The lines to extract run from the first line of the material below to the line containing "const curve = concentration.map((c, i)", both included; leave the pictures behind.
[DATA SUPPLIED start]
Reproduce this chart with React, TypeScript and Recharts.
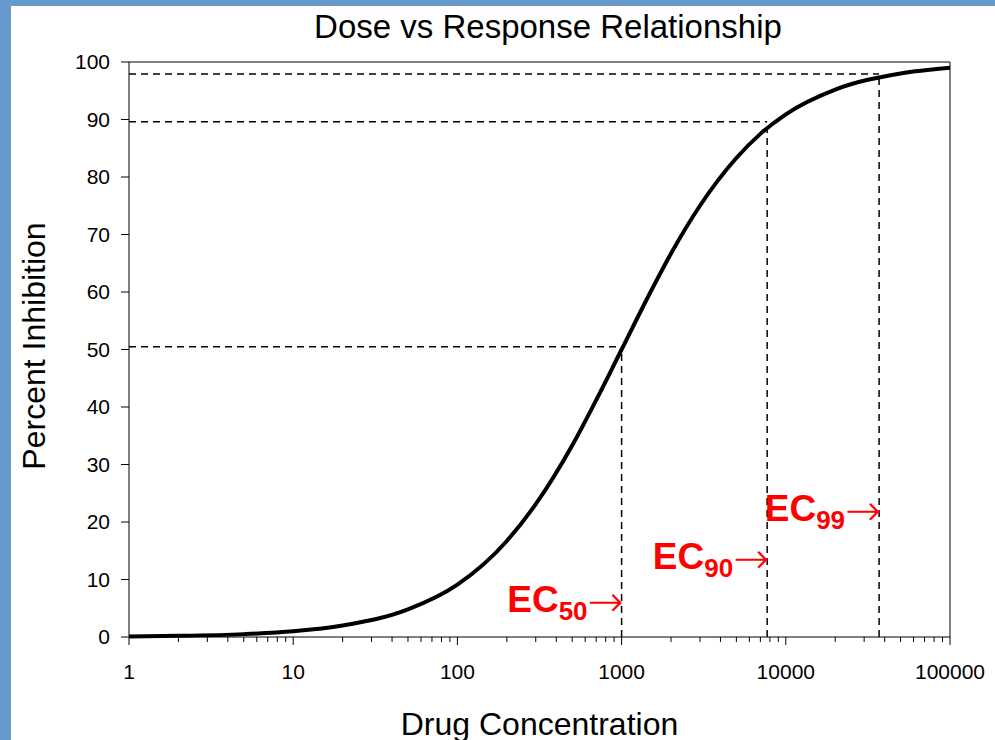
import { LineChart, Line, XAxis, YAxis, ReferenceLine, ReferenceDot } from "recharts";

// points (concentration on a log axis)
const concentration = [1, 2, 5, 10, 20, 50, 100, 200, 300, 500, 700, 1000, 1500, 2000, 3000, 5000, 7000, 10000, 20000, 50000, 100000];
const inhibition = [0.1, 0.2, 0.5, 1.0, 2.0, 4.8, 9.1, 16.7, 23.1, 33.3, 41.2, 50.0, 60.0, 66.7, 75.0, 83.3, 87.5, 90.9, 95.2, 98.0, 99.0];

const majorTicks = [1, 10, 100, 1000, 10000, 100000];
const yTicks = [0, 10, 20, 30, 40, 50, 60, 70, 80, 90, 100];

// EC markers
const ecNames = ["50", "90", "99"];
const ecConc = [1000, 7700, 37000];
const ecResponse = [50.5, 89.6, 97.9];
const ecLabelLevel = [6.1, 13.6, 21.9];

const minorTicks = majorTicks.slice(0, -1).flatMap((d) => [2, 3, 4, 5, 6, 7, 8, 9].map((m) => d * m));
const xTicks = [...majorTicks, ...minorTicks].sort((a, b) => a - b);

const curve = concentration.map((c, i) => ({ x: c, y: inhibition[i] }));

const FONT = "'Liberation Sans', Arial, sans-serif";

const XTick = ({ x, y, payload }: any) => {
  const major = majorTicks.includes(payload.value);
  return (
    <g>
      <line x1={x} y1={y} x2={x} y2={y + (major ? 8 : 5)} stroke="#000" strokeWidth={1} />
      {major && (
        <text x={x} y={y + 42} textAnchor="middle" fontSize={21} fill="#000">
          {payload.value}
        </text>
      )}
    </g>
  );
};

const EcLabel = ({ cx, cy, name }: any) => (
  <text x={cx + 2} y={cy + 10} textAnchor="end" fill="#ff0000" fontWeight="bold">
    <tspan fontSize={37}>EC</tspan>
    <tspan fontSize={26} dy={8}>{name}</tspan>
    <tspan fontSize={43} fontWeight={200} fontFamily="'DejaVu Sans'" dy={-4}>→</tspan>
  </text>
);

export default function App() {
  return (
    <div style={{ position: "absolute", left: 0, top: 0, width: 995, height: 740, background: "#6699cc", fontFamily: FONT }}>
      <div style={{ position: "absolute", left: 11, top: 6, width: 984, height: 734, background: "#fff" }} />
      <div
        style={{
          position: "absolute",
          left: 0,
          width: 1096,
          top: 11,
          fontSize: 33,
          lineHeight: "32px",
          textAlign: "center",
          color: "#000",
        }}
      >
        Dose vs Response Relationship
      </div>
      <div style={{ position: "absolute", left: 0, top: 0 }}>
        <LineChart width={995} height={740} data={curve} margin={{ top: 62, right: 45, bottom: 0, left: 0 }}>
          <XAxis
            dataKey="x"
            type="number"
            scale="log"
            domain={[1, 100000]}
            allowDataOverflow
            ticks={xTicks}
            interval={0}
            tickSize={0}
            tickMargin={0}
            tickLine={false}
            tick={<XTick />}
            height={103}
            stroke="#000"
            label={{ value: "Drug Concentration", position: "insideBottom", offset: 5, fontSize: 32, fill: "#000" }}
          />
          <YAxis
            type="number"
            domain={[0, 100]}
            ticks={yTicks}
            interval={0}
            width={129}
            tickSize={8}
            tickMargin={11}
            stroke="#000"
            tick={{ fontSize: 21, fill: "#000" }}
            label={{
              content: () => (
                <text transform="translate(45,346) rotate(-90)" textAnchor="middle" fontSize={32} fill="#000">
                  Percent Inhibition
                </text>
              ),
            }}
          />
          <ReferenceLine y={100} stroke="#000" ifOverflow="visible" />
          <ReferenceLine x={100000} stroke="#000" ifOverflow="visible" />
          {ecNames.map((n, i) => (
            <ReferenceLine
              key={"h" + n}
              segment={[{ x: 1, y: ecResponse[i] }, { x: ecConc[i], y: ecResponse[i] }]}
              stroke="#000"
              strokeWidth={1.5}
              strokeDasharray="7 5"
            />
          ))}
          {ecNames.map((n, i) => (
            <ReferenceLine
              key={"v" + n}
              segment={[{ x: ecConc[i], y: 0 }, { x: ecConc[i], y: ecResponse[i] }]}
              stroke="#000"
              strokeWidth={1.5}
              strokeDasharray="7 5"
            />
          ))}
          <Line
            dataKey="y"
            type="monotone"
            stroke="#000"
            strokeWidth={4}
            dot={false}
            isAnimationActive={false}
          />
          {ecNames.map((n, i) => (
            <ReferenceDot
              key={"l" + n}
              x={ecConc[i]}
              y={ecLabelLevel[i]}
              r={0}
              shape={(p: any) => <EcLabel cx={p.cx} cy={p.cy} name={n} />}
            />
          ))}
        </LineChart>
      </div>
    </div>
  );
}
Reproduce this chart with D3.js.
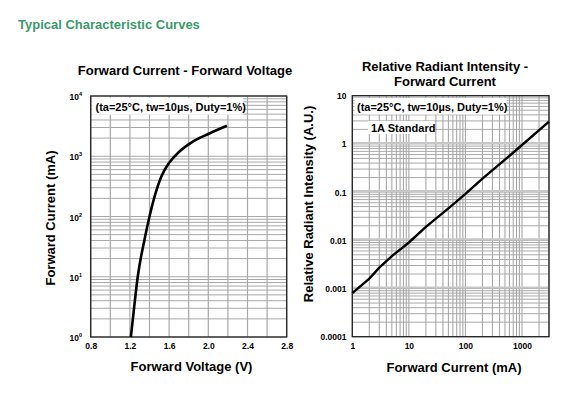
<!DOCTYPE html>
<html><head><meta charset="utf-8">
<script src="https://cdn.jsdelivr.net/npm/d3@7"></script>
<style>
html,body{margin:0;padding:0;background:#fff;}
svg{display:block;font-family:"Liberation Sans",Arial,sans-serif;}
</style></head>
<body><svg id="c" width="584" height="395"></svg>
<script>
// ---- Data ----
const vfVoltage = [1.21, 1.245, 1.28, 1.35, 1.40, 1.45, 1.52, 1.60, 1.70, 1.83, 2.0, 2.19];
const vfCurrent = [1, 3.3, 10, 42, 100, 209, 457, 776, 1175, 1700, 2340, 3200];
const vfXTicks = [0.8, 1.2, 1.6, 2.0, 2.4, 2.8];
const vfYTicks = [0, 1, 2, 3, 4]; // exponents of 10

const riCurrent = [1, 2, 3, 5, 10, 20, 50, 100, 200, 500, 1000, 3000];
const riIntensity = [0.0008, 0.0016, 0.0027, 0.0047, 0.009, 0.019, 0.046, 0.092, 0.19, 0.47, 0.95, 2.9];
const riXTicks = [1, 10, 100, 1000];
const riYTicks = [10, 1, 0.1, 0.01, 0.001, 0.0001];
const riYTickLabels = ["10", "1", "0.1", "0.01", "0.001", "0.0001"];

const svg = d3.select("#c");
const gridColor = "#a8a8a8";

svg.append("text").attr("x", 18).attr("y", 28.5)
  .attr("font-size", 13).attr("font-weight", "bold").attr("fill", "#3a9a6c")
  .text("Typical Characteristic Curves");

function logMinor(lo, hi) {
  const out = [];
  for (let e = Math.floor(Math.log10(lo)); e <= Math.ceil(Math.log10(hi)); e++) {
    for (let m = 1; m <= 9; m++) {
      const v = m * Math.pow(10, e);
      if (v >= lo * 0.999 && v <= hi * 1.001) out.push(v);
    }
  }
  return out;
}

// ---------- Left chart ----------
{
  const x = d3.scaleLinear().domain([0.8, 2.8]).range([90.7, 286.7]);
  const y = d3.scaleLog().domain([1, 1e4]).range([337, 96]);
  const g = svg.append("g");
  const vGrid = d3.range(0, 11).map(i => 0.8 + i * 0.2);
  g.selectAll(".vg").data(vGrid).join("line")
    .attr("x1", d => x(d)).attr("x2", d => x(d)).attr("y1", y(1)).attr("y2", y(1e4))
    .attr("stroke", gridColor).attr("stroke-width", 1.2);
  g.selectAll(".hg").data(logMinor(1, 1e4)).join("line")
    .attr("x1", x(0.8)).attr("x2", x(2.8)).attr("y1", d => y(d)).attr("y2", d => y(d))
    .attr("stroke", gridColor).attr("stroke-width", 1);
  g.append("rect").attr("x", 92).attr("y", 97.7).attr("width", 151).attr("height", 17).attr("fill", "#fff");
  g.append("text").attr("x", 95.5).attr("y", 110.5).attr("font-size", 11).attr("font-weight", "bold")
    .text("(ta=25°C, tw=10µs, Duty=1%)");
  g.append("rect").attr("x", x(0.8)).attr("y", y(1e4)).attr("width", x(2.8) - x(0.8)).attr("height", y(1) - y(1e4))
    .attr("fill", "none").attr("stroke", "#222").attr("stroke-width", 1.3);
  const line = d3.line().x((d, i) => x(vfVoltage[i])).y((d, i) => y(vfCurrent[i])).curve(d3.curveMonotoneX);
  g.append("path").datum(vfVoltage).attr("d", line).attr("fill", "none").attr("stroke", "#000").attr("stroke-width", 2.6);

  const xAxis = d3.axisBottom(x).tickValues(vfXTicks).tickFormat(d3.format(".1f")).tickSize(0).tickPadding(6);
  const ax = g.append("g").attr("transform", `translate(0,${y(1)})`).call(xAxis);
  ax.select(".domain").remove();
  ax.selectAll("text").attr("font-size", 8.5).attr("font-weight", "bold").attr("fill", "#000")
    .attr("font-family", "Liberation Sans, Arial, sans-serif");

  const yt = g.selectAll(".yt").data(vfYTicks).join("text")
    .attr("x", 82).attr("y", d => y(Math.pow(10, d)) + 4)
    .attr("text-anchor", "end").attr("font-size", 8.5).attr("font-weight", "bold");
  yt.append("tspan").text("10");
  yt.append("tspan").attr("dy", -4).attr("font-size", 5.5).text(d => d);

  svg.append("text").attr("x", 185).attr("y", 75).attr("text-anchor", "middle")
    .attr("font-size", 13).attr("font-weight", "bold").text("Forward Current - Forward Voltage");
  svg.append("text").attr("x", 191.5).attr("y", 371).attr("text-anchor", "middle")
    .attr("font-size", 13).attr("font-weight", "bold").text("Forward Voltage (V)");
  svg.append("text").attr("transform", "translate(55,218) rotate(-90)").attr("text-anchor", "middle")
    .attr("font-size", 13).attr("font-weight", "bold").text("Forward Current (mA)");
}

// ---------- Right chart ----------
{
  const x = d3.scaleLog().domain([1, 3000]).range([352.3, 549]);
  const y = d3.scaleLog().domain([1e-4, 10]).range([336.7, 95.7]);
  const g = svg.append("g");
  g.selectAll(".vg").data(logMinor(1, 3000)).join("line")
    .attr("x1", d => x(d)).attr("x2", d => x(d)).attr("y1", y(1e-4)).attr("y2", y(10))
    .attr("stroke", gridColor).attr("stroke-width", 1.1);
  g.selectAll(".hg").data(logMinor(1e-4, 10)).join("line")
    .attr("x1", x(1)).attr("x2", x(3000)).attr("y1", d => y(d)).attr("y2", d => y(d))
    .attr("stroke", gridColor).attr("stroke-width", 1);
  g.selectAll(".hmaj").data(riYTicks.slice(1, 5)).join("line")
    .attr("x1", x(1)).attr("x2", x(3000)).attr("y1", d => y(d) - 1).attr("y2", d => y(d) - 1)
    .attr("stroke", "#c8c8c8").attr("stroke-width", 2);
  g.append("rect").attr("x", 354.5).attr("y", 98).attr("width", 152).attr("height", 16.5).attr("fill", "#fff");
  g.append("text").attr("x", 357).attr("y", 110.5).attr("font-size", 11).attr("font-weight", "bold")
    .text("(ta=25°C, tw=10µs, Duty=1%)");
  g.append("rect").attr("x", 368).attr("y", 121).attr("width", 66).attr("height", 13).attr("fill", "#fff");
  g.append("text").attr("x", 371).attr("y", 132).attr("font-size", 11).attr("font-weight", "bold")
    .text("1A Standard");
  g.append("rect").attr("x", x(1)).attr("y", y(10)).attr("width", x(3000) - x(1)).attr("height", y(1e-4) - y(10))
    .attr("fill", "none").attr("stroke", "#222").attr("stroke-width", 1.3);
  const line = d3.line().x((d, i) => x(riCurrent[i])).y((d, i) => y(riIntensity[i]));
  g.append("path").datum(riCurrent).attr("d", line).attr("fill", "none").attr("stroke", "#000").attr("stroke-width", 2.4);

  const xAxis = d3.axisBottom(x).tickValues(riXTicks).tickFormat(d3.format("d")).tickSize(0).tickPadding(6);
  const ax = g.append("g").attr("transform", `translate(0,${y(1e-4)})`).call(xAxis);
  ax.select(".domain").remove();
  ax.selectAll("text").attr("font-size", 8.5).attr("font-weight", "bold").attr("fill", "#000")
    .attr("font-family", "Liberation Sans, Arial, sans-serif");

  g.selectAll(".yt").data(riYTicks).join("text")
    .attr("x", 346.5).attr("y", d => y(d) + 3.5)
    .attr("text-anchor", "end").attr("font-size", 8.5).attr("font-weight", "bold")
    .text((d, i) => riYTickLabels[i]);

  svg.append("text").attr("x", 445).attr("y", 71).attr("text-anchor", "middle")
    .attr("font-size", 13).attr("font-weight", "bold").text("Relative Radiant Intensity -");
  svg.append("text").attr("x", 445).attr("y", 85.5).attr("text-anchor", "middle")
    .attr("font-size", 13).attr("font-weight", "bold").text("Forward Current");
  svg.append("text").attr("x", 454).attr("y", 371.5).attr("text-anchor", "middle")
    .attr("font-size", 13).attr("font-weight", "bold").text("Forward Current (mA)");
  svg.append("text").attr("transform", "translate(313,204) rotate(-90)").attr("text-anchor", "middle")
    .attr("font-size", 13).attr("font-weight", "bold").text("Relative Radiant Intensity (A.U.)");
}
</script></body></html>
[DATA SUPPLIED end]
FINAL RESULT:
Reproduce this chart with React, TypeScript and Recharts.
import { LineChart, Line, XAxis, YAxis, ReferenceLine, ReferenceDot } from "recharts";

// points (concentration on a log axis)
const concentration = [1, 2, 5, 10, 20, 50, 100, 200, 300, 500, 700, 1000, 1500, 2000, 3000, 5000, 7000, 10000, 20000, 50000, 100000];
const inhibition = [0.1, 0.2, 0.5, 1.0, 2.0, 4.8, 9.1, 16.7, 23.1, 33.3, 41.2, 50.0, 60.0, 66.7, 75.0, 83.3, 87.5, 90.9, 95.2, 98.0, 99.0];

const majorTicks = [1, 10, 100, 1000, 10000, 100000];
const yTicks = [0, 10, 20, 30, 40, 50, 60, 70, 80, 90, 100];

// EC markers
const ecNames = ["50", "90", "99"];
const ecConc = [1000, 7700, 37000];
const ecResponse = [50.5, 89.6, 97.9];
const ecLabelLevel = [6.1, 13.6, 21.9];

const minorTicks = majorTicks.slice(0, -1).flatMap((d) => [2, 3, 4, 5, 6, 7, 8, 9].map((m) => d * m));
const xTicks = [...majorTicks, ...minorTicks].sort((a, b) => a - b);

const curve = concentration.map((c, i) => ({ x: c, y: inhibition[i] }));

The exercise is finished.